The time-travel mechanic allows simple lines to take on deeper meanings:

Chrono Trigger

In the example of the picture above, the lady (who has no name and looks identical to others in the area) has been ordered to burn a seed. If you tell her not to, she’ll choose to plant it and then mention that she hopes to be reborn somewhere full of green forests. In most games, that’d be that. In Chrono Trigger, this starts a quest in another time period that ends in a forest being created, and the two quests being connected heavily implies that the person you work with later on (Fiona) is the nameless seed lady having been reborn like she’d hoped. Most games wouldn’t even give the main character this kind of treatment, much less a minor, nameless character.

All major characters are explored, but not always in the same way:

Chrono Trigger

The pitfall of Bioware games is their predictable formula where any character you get to know has their own little quest separate from the main story, because the main story then becomes little more than a straight line with a few optional forks. These sidequests are so lacking in subtlety that they might as well be called “learn more about whatshisface.” Chrono Trigger does things far more naturally; while some characters have optional quests to learn more about them, the personal troubles of several characters frequently have a bearing on the main story itself. You can’t progress without learning about how Frog became how he is, for example.

Other times, such as in the case of Lucca, there are “back story” sidequests that are hidden away in other quests. You learn more about Lucca by getting involved with the forest sidequest mentioned in the last point, for example.
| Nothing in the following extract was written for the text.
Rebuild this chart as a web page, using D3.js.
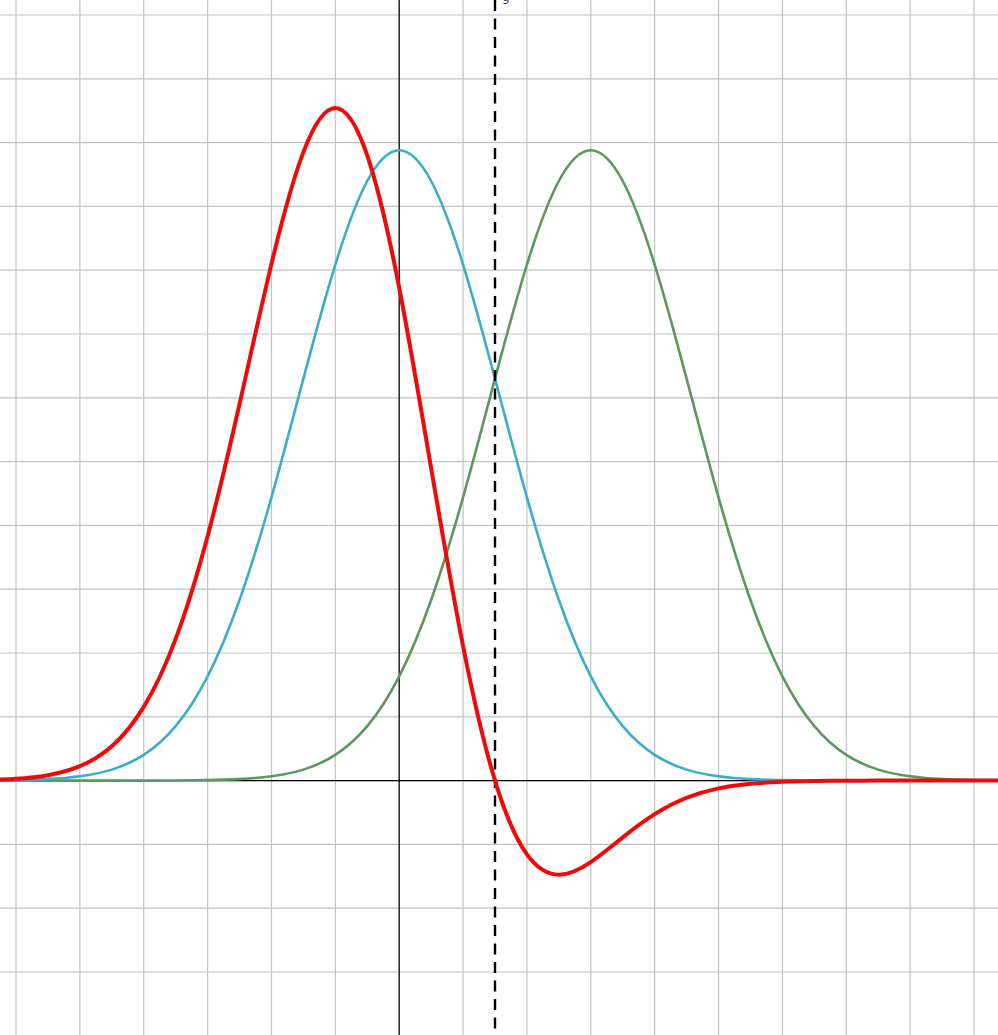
<!DOCTYPE html>
<html>
<head>
<meta charset="utf-8">
<script src="https://cdn.jsdelivr.net/npm/d3@7"></script>
<style>
  html, body { margin: 0; padding: 0; background: #fff; overflow: hidden; }
  svg { display: block; }
</style>
</head>
<body>
<svg id="chart" width="998" height="1035"></svg>
<script>
// Sample positions (x) and series values
const xValues = [-6.5,-6,-5.5,-5,-4.5,-4,-3.5,-3,-2.5,-2,-1.5,-1,-0.5,0,0.5,1,1.5,2,2.5,3,3.5,4,4.5,5,5.5,6,6.5,7,7.5,8,8.5,9,9.5];
const blueValues = [0.002,0.007,0.023,0.067,0.172,0.403,0.853,1.633,2.831,4.439,6.300,8.089,9.398,9.88,9.398,8.089,6.300,4.439,2.831,1.633,0.853,0.403,0.172,0.067,0.023,0.007,0.002,0.0005,0.0001,0,0,0,0];
const greenValues = [0,0,0,0,0,0,0.002,0.007,0.023,0.067,0.172,0.403,0.853,1.633,2.831,4.439,6.300,8.089,9.398,9.88,9.398,8.089,6.300,4.439,2.831,1.633,0.853,0.403,0.172,0.067,0.023,0.007,0.002];
const redValues = [0.009,0.029,0.085,0.226,0.538,1.155,2.222,3.831,5.902,8.099,9.851,10.541,9.798,7.725,4.899,2.108,0,-1.157,-1.475,-1.277,-0.889,-0.525,-0.269,-0.122,-0.049,-0.017,-0.006,-0.002,0,0,0,0,0];
const xGridTicks = d3.range(-6, 10, 1);
const yGridTicks = d3.range(-4, 13, 1);
const markerX = 1.5;
const topLabel = "g";

const W = 998, H = 1035;
const svg = d3.select("#chart");

const x = d3.scaleLinear().domain([-6, 9]).range([16, 974]);
const y = d3.scaleLinear().domain([-3, 12]).range([972, 15]);

// grid
const grid = svg.append("g");
grid.selectAll("line.v").data(xGridTicks).join("line")
  .attr("x1", d => x(d)).attr("x2", d => x(d))
  .attr("y1", 0).attr("y2", H)
  .attr("stroke", "#c2c2c2").attr("stroke-width", 1.2);
grid.selectAll("line.h").data(yGridTicks).join("line")
  .attr("x1", 0).attr("x2", W)
  .attr("y1", d => y(d)).attr("y2", d => y(d))
  .attr("stroke", "#c2c2c2").attr("stroke-width", 1.2);

// axes
svg.append("line").attr("x1", 0).attr("x2", W).attr("y1", y(0)).attr("y2", y(0))
  .attr("stroke", "#000").attr("stroke-width", 1.2);
svg.append("line").attr("x1", x(0)).attr("x2", x(0)).attr("y1", 0).attr("y2", H)
  .attr("stroke", "#000").attr("stroke-width", 1.2);

const line = d3.line().x(d => x(d[0])).y(d => y(d[1])).curve(d3.curveNatural);
const pts = vals => xValues.map((v, i) => [v, vals[i]]);

svg.append("path").attr("d", line(pts(greenValues)))
  .attr("fill", "none").attr("stroke", "#5a985d").attr("stroke-width", 2.6);
svg.append("path").attr("d", line(pts(blueValues)))
  .attr("fill", "none").attr("stroke", "#3aaccc").attr("stroke-width", 2.6);

// dashed marker line
svg.append("line").attr("x1", x(markerX)).attr("x2", x(markerX)).attr("y1", 0).attr("y2", H)
  .attr("stroke", "#000").attr("stroke-width", 2.4).attr("stroke-dasharray", "11,7.5");

svg.append("path").attr("d", line(pts(redValues)))
  .attr("fill", "none").attr("stroke", "#ee0a0a").attr("stroke-width", 4);

svg.append("text").attr("x", x(markerX) + 7).attr("y", 1)
  .attr("font-family", "DejaVu Sans, sans-serif").attr("font-size", 12)
  .attr("fill", "#444").text(topLabel);
</script>
</body>
</html>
Since you learn about different characters at different times and in different ways (rather than all being obvious “learn more about this person” sidequests), it gives progressing in the game and learning about the characters an organic feeling that Bioware’s formula simply can’t match.

Not everything revolves around the main character:

Chrono Trigger

The sidequest where you learn more about Lucca doesn’t involve any other characters. This isn’t a rare one-off, either—the world and characters don’t revolve around the main character. They certainly like him enough to follow him, sure, but this isn’t like other games where your followers resolve their personal issues by looking to you for strength or by learning from you. You might help beat down a few monsters along the way, but the characters exist separately from you and find their own reasons and resolutions over the course of the story.

Contrast that with a game like Dragon Age: Origins, where everyone’s change is solely due to how super crazy awesome they inexplicably find you. I never understood that, because it’s simply impossible to create a legitimately interesting character in that game. Nevertheless, your followers in DA:O basically become groupies whose very existence revolves around you and what they have with you, as though a codependent relationship is the greatest thing human beings can aspire to. Very creepy stuff. I imagine the relationships of Bioware employees frequently end in restraining orders.


Chrono Trigger

Chrono Trigger actually tackles a number of serious themes, including obsession, sacrifice, tolerance, and even letting go of the past, yet it never bogs itself down by wading so deeply into those issues that the whole game becomes about those things. Instead, this seriousness is broken up by random bits of weirdness. You can dance at a fair, compete in a futuristic race, and even fight against a dude who looks like a lady (pictured above). I wish more games were capable of so deftly walking the line between serious and humorous, because it actually ends up giving the game a special kind of sincere charm.

I mean, where else can you win some cat food in a game at the fair before running off to confront a world-destroying monster?